Figure 5.8: Sector of work

Q25. Which sector do you work in?

Bar chart showing which sector respondents work in (displayed as a percentage, with respondents selecting what is applicable to them).

The largest proportion of precarious or flexible workers worked in the Hotel and restaurant sector. This was skewed by the younger group with 36% of 16-19 year olds in precarious or flexible work in this sector compared to 26% of 20-24 year olds. However, there was a higher proportion of 16-19 year olds working in this sector (30%) across the total sample compared to the older age group (20%) which may impact on these findings. Those who were financially dependent on someone else were also more likely to work in this sector (33%) than those who are financially independent (24%).

Those not in education were more likely to work in Manufacturing (5%), Construction (12%) or Transport (7%) than those in education (Manufacturing 1%, Construction 3%, Transport 2%).

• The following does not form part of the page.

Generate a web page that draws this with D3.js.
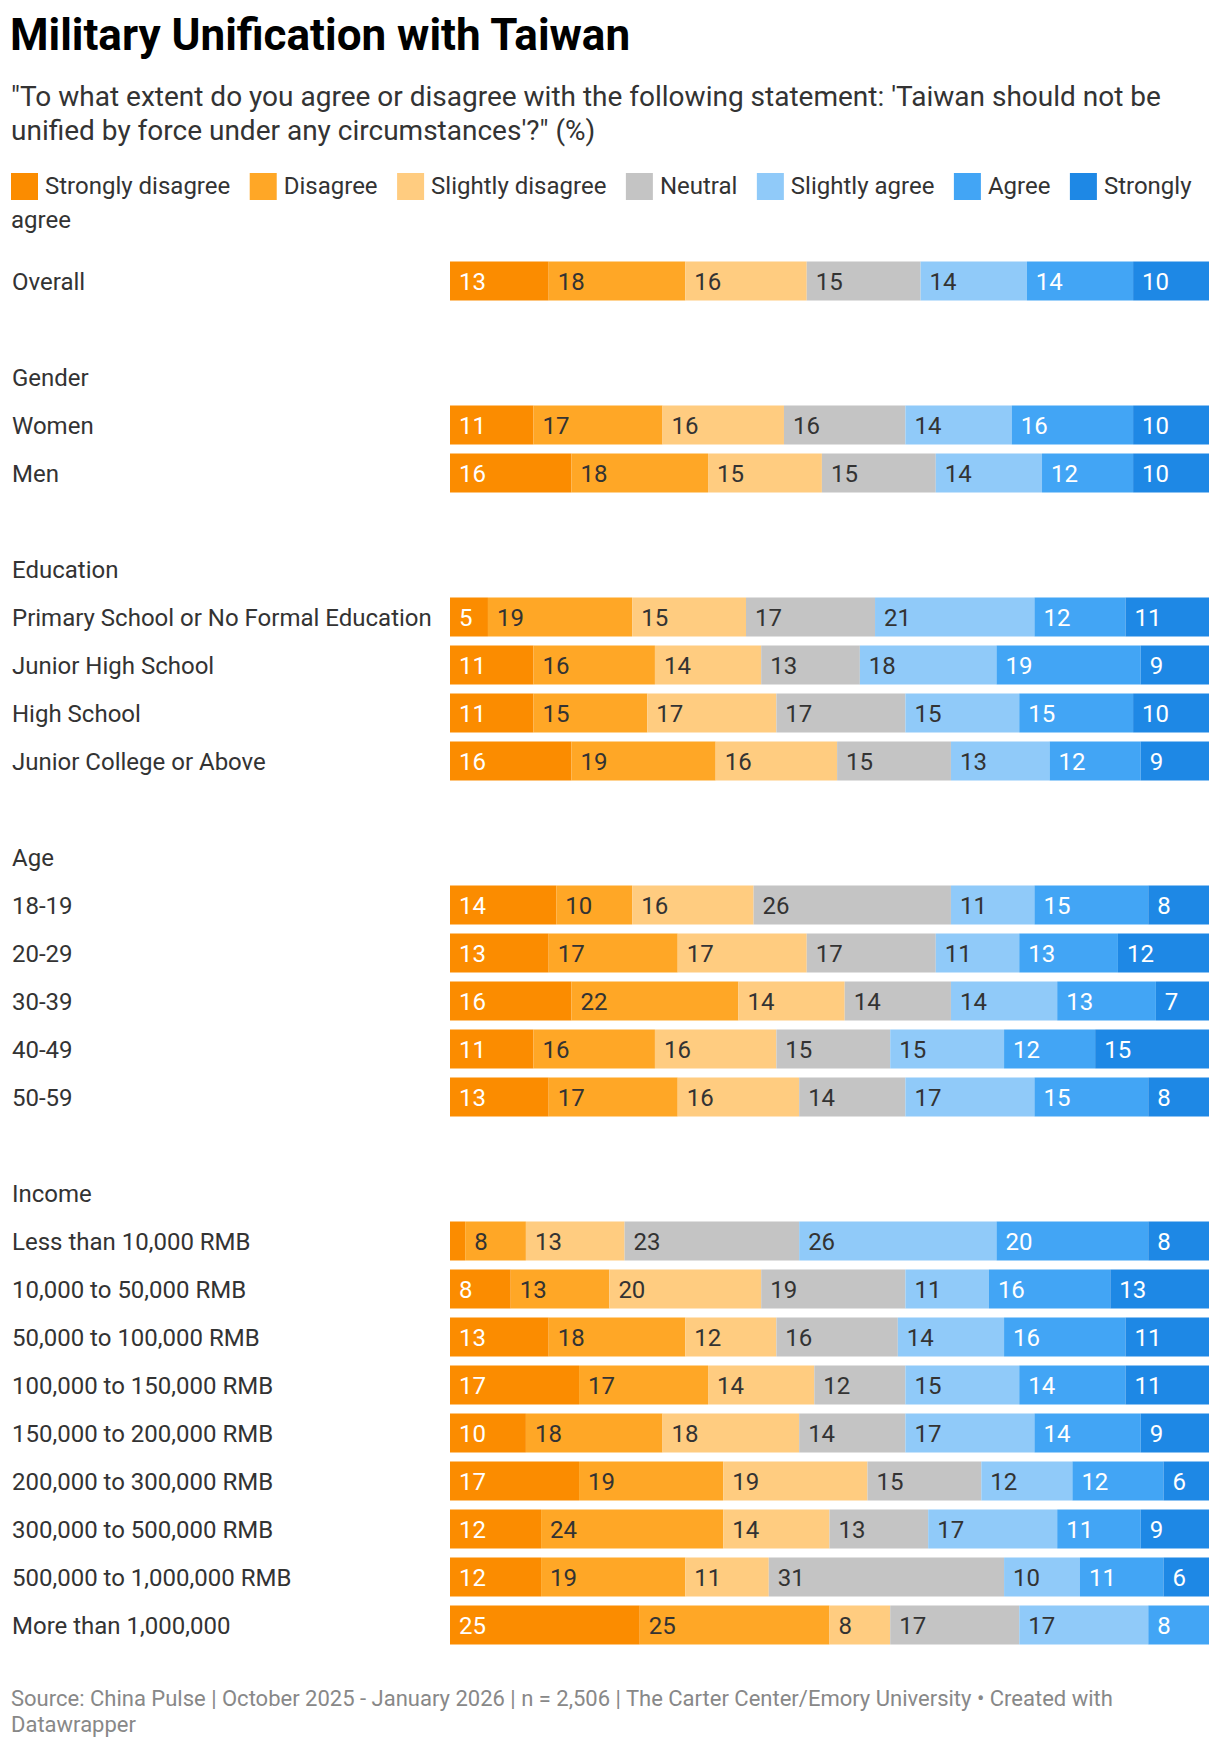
<!DOCTYPE html>
<html>
<head>
<meta charset="utf-8">
<script src="https://cdn.jsdelivr.net/npm/d3@7"></script>
<style>
  html, body { margin: 0; padding: 0; background: #fff; }
  svg text { font-family: Roboto, "Noto Sans", sans-serif; }
</style>
</head>
<body>
<svg id="chart" width="1220" height="1750"></svg>
<script>
// ---------- DATA ----------
const seriesNames = ["Strongly disagree", "Disagree", "Slightly disagree", "Neutral", "Slightly agree", "Agree", "Strongly agree"];
const seriesColors = ["#fb8c00", "#ffa726", "#ffcc80", "#c4c4c4", "#90caf9", "#42a5f5", "#1e88e5"];
const labelColors = ["#ffffff", "#333333", "#333333", "#333333", "#333333", "#ffffff", "#ffffff"];

const categories = [
  "Overall",
  "Women", "Men",
  "Primary School or No Formal Education", "Junior High School", "High School", "Junior College or Above",
  "18-19", "20-29", "30-39", "40-49", "50-59",
  "Less than 10,000 RMB", "10,000 to 50,000 RMB", "50,000 to 100,000 RMB", "100,000 to 150,000 RMB",
  "150,000 to 200,000 RMB", "200,000 to 300,000 RMB", "300,000 to 500,000 RMB", "500,000 to 1,000,000 RMB",
  "More than 1,000,000"
];
const categoryGroup = [
  "",
  "Gender", "Gender",
  "Education", "Education", "Education", "Education",
  "Age", "Age", "Age", "Age", "Age",
  "Income", "Income", "Income", "Income", "Income", "Income", "Income", "Income", "Income"
];
const stronglyDisagree = [13, 11, 16, 5, 11, 11, 16, 14, 13, 16, 11, 13, 2, 8, 13, 17, 10, 17, 12, 12, 25];
const disagree         = [18, 17, 18, 19, 16, 15, 19, 10, 17, 22, 16, 17, 8, 13, 18, 17, 18, 19, 24, 19, 25];
const slightlyDisagree = [16, 16, 15, 15, 14, 17, 16, 16, 17, 14, 16, 16, 13, 20, 12, 14, 18, 19, 14, 11, 8];
const neutral          = [15, 16, 15, 17, 13, 17, 15, 26, 17, 14, 15, 14, 23, 19, 16, 12, 14, 15, 13, 31, 17];
const slightlyAgree    = [14, 14, 14, 21, 18, 15, 13, 11, 11, 14, 15, 17, 26, 11, 14, 15, 17, 12, 17, 10, 17];
const agree            = [14, 16, 12, 12, 19, 15, 12, 15, 13, 13, 12, 15, 20, 16, 16, 14, 14, 12, 11, 11, 8];
const stronglyAgree    = [10, 10, 10, 11, 9, 10, 9, 8, 12, 7, 15, 8, 8, 13, 11, 11, 9, 6, 9, 6, 0];

const titleText = "Military Unification with Taiwan";
const subtitleLines = [
  "\"To what extent do you agree or disagree with the following statement: 'Taiwan should not be",
  "unified by force under any circumstances'?\" (%)"
];
const footerLines = [
  "Source: China Pulse | October 2025 - January 2026 | n = 2,506 | The Carter Center/Emory University \u2022 Created with",
  "Datawrapper"
];

// ---------- BUILD ----------
const seriesValues = [stronglyDisagree, disagree, slightlyDisagree, neutral, slightlyAgree, agree, stronglyAgree];

// rows: header rows, blank spacer rows and category rows
const rows = [];
let prevGroup = null;
categories.forEach((c, i) => {
  const g = categoryGroup[i];
  if (g !== prevGroup) {
    if (prevGroup !== null) rows.push({ id: "gap" + rows.length, type: "gap" });
    if (g) rows.push({ id: "hdr-" + g, type: "header", label: g });
    prevGroup = g;
  }
  rows.push({ id: "cat-" + c, type: "bar", label: c, index: i });
});

const svg = d3.select("#chart");

const x = d3.scaleLinear().domain([0, 100]).range([450, 1209]);
const y = d3.scaleBand()
  .domain(rows.map(r => r.id))
  .range([257, 257 + rows.length * 48])
  .paddingInner(0.1875)
  .paddingOuter(0.09375);

// Title
svg.append("text")
  .attr("x", 10).attr("y", 50)
  .attr("font-size", 44).attr("font-weight", 700)
  .attr("fill", "#000")
  .text(titleText);

// Subtitle
svg.append("g").selectAll("text").data(subtitleLines).join("text")
  .attr("x", 11).attr("y", (d, i) => 106 + i * 33.5)
  .attr("font-size", 28).attr("fill", "#333")
  .text(d => d);

// Legend (flow layout with word wrapping)
const legend = svg.append("g");
const legendFont = 24, sq = 27, maxW = 1212;
let lx = 11, ly = 0;
const lineBase = [194, 228];
const measure = (t, fs) => {
  const tmp = svg.append("text").attr("font-size", fs).text(t);
  const w = tmp.node().getComputedTextLength();
  tmp.remove();
  return w;
};
const spaceW = measure("a a", legendFont) - measure("aa", legendFont);
seriesNames.forEach((name, i) => {
  legend.append("rect")
    .attr("x", lx).attr("y", lineBase[ly] - 21)
    .attr("width", sq).attr("height", sq)
    .attr("fill", seriesColors[i]);
  lx += sq + 7;
  const words = name.split(" ");
  let first = true;
  words.forEach(w => {
    const ww = measure(w, legendFont);
    const need = (first ? 0 : spaceW) + ww;
    if (!first && lx + need > maxW) { ly += 1; lx = 11; }
    else if (!first) lx += spaceW;
    legend.append("text")
      .attr("x", lx).attr("y", lineBase[ly])
      .attr("font-size", legendFont).attr("fill", "#333")
      .text(w);
    lx += ww;
    first = false;
  });
  lx += 19.5;
});

// Row labels
const labelG = svg.append("g");
labelG.selectAll("text").data(rows.filter(r => r.type !== "gap")).join("text")
  .attr("x", 12)
  .attr("y", r => y(r.id) + y.bandwidth() / 2)
  .attr("dy", "0.38em")
  .attr("font-size", 24)
  .attr("fill", "#333")
  .text(r => r.label);

// Stacked bars
const stackData = categories.map((c, i) => {
  const o = { id: "cat-" + c };
  seriesNames.forEach((s, k) => { o[s] = seriesValues[k][i]; });
  return o;
});
const stacked = d3.stack().keys(seriesNames)(stackData);

const barsG = svg.append("g");
stacked.forEach((layer, k) => {
  const g = barsG.append("g").attr("fill", seriesColors[k]);
  g.selectAll("rect").data(layer.filter(d => d[1] - d[0] > 0)).join("rect")
    .attr("x", d => x(d[0]))
    .attr("y", d => y(d.data.id))
    .attr("width", d => x(d[1]) - x(d[0]))
    .attr("height", y.bandwidth());
});

// Value labels
const valG = svg.append("g");
stacked.forEach((layer, k) => {
  layer.forEach(d => {
    const v = d[1] - d[0];
    if (v <= 0) return;
    const w = x(d[1]) - x(d[0]);
    const t = valG.append("text")
      .attr("x", x(d[0]) + 9)
      .attr("y", y(d.data.id) + y.bandwidth() / 2)
      .attr("dy", "0.38em")
      .attr("font-size", 24)
      .attr("fill", labelColors[k])
      .text(v);
    if (t.node().getComputedTextLength() + 14 > w) t.remove();
  });
});

// Footer
svg.append("g").selectAll("text").data(footerLines).join("text")
  .attr("x", 11).attr("y", (d, i) => 1706 + i * 26)
  .attr("font-size", 22).attr("fill", "#888")
  .text(d => d);
</script>
</body>
</html>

Figure 5.9, from the quantitative research, shows that there was a higher proportion (51%) of precarious or flexible workers working in small organisations, and fewer (25%) working for large, corporate organisations compared to those not in a precarious or flexible position (small: 33%, large: 43%).

Figure 5.9: Size of organisation

Q26. What size of organisation do you work for?

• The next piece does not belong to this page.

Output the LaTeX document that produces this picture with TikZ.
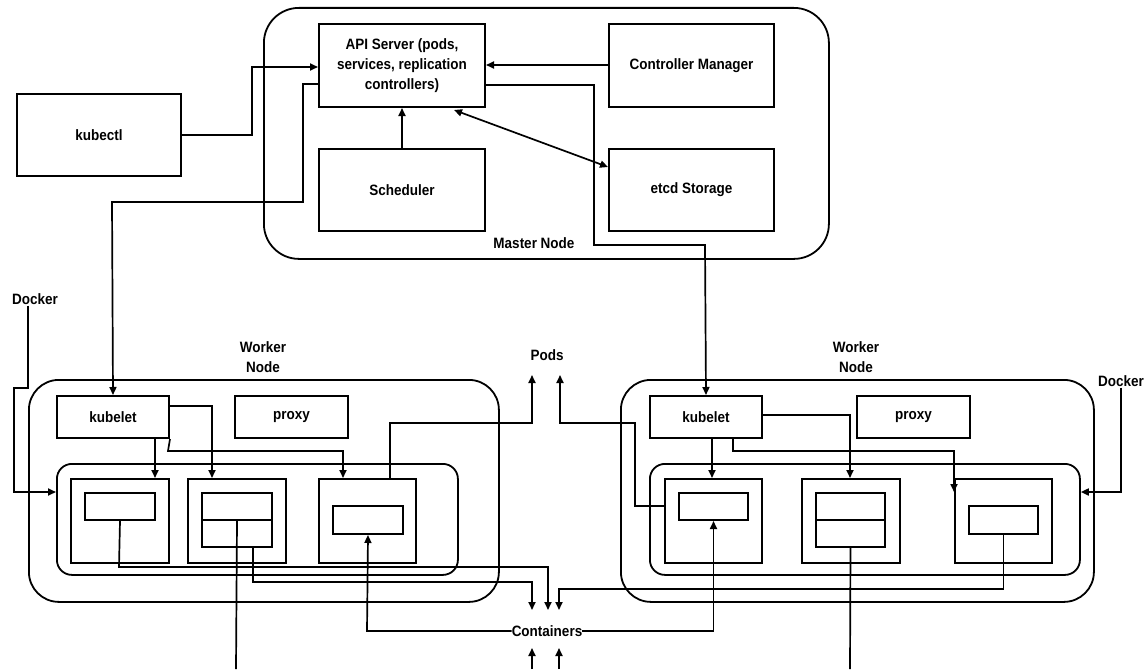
\documentclass[tikz,border=0pt]{standalone}
\usepackage{fontspec}
\setmainfont{Liberation Sans}[FakeStretch=0.9]
\usetikzlibrary{arrows.meta}
\newcommand\dgfont{\bfseries\fontsize{15}{20}\selectfont}
\begin{document}
\begin{tikzpicture}[x=1pt,y=-1pt,
  box/.style={draw, line width=2pt, anchor=north west, inner sep=0pt, align=center, font=\dgfont},
  group/.style={draw, line width=1.8pt, anchor=north west, inner sep=0pt},
  lbl/.style={font=\dgfont, align=center, inner sep=1pt},
  conn/.style={line width=1.7pt},
  arr/.style={line width=1.7pt, -{Triangle[length=8pt,width=7pt]}},
  darr/.style={line width=1.7pt, {Triangle[length=8pt,width=7pt]}-{Triangle[length=8pt,width=7pt]}}]
\useasboundingbox (0,0) rectangle (1148,669);

% master node
\node[group, rounded corners=35pt, minimum width=565pt, minimum height=251pt] (master) at (263,7) {};
\node[lbl] (masterlbl) at (534,243) {Master Node};
\node[box, minimum width=166pt, minimum height=83pt] (api) at (318,23) {API Server (pods,\\services, replication\\controllers)};
\node[box, minimum width=165pt, minimum height=83pt] (ctrl) at (608,23) {Controller Manager};
\node[box, minimum width=166pt, minimum height=82pt] (sched) at (318,148) {Scheduler};
\node[box, minimum width=165pt, minimum height=82pt] (etcd) at (608,148) {etcd Storage};
\node[box, minimum width=164pt, minimum height=82pt] (kubectl) at (16,93) {kubectl};

% left worker
\node[group, rounded corners=30pt, minimum width=470pt, minimum height=222pt] (wl) at (28,379) {};
\node[group, rounded corners=15pt, minimum width=401pt, minimum height=111pt] (inl) at (56,463) {};
\node[lbl] (wllbl) at (263,357) {Worker\\Node};
\node[box, minimum width=112pt, minimum height=42pt] (kl) at (56,395) {kubelet};
\node[box, minimum width=113pt, minimum height=42pt] (pl) at (234,395) {proxy};
\node[box, minimum width=98pt, minimum height=84pt] (p1l) at (70,478) {};
\node[box, minimum width=98pt, minimum height=84pt] (p2l) at (187,478) {};
\node[box, minimum width=97pt, minimum height=84pt] (p3l) at (318,478) {};
\node[box, minimum width=70pt, minimum height=27pt] (c1l) at (84,492) {};
\node[box, minimum width=70pt, minimum height=27pt] (c2al) at (201,492) {};
\node[box, minimum width=70pt, minimum height=27pt] (c2bl) at (201,519) {};
\node[box, minimum width=70pt, minimum height=28pt] (c3l) at (332,505) {};

% right worker
\node[group, rounded corners=30pt, minimum width=473pt, minimum height=222pt] (wr) at (620,379) {};
\node[group, rounded corners=15pt, minimum width=430pt, minimum height=111pt] (inr) at (649,463) {};
\node[lbl] (wrlbl) at (856,357) {Worker\\Node};
\node[box, minimum width=112pt, minimum height=42pt] (kr) at (649,395) {kubelet};
\node[box, minimum width=113pt, minimum height=42pt] (pr) at (856,395) {proxy};
\node[box, minimum width=97pt, minimum height=84pt] (p1r) at (664,478) {};
\node[box, minimum width=98pt, minimum height=84pt] (p2r) at (801,478) {};
\node[box, minimum width=97pt, minimum height=84pt] (p3r) at (954,478) {};
\node[box, minimum width=69pt, minimum height=27pt] (c1r) at (678,492) {};
\node[box, minimum width=69pt, minimum height=27pt] (c2ar) at (815,492) {};
\node[box, minimum width=69pt, minimum height=27pt] (c2br) at (815,519) {};
\node[box, minimum width=69pt, minimum height=28pt] (c3r) at (968,505) {};

% labels
\node[lbl] (dockl) at (35,299) {Docker};
\node[lbl] (dockr) at (1121,381) {Docker};
\node[lbl] (pods) at (547,355) {Pods};
\node[lbl, inner sep=0pt] (cont) at (547,631) {Containers};

\coordinate (podsa) at (532,375);
\coordinate (podsb) at (560,375);
\coordinate (conta) at (532,610);
\coordinate (contb) at (548,610);
\coordinate (contc) at (559,610);
\coordinate (contd) at (532,648);
\coordinate (conte) at (559,648);
\coordinate (bota) at (532,669);
\coordinate (botb) at (559,669);
\coordinate (botc) at (236,669);
\coordinate (botd) at (850,669);

% master connectors
\draw[arr] (kubectl.east) -- (kubectl.east -| 252,0) -- (252,67) -- (api.west |- 0,67);
\draw[arr] (ctrl.west |- 0,65) -- (api.east |- 0,65);
\draw[arr] (sched.north) -- (api.south);
\draw[darr] (454,110) -- (etcd.west |- 0,167);
\draw[arr] (api.west |- 0,84) -- (303,84) -- (303,202) -- (112,202) -- (kl.north);
\draw[arr] (api.east |- 0,85) -- (594,85) -- (594,245) -- (705,245) -- (kr.north);

% docker
\draw[arr] (dockl.south -| 28,0) -- (28,388) -- (14,388) -- (14,492) -- (inl.west |- 0,492);
\draw[arr] (dockr.south) -- (1121,492) -- (inr.east |- 0,492);

% left kubelet
\draw[arr] (kl.south -| 155,0) -- (p1l.north -| 155,0);
\draw[arr] (kl.east |- 0,406) -- (212,406) -- (p2l.north -| 212,0);
\draw[arr] (kl.south east) -- (168,451) -- (343,451) -- (p3l.north -| 343,0);

% right kubelet
\draw[arr] (kr.south -| 712,0) -- (p1r.north -| 712,0);
\draw[arr] (kr.east |- 0,415) -- (850,415) -- (p2r.north -| 850,0);
\draw[arr] (kr.south -| 733,0) -- (733,451) -- (954,451) -- (954,492);

% pods
\draw[arr] (p3l.north -| 390,0) -- (390,423) -- (532,423) -- (podsa);
\draw[arr] (p1r.west |- 0,506) -- (635,506) -- (635,423) -- (560,423) -- (podsb);

% containers
\draw[arr] (c1l.south) -- (119,567) -- (548,567) -- (contb);
\draw[arr] (c2bl.south -| 253,0) -- (253,582) -- (532,582) -- (conta);
\draw[arr] (c3r.south) -- (c3r.south |- 0,589) -- (559,589) -- (contc);
\draw[arr] (cont.west) -- (367,631) -- (c3l.south);
\draw[arr] (cont.east) -- (c1r.south |- 0,631) -- (c1r.south);
\draw[arr] (bota) -- (contd);
\draw[arr] (botb) -- (conte);
\draw[conn] (c2al.south) -- (botc);
\draw[conn] (c2br.south) -- (botd);
\end{tikzpicture}
\end{document}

Bar chart showing size of organisation respondents work for (displayed as a percentage, with respondents selecting what is applicable to them).

Base (all): 1043

Precarious/flexible 569

Not precarious/flexible 473

Similar to other findings, there were differences within the group of precarious or flexible workers: 20-24 year olds more likely to work in larger organisations (28%) than the 16-19 year olds (19%); while the younger group were more likely to work in smaller organisations than the older group (57% compared with 47%).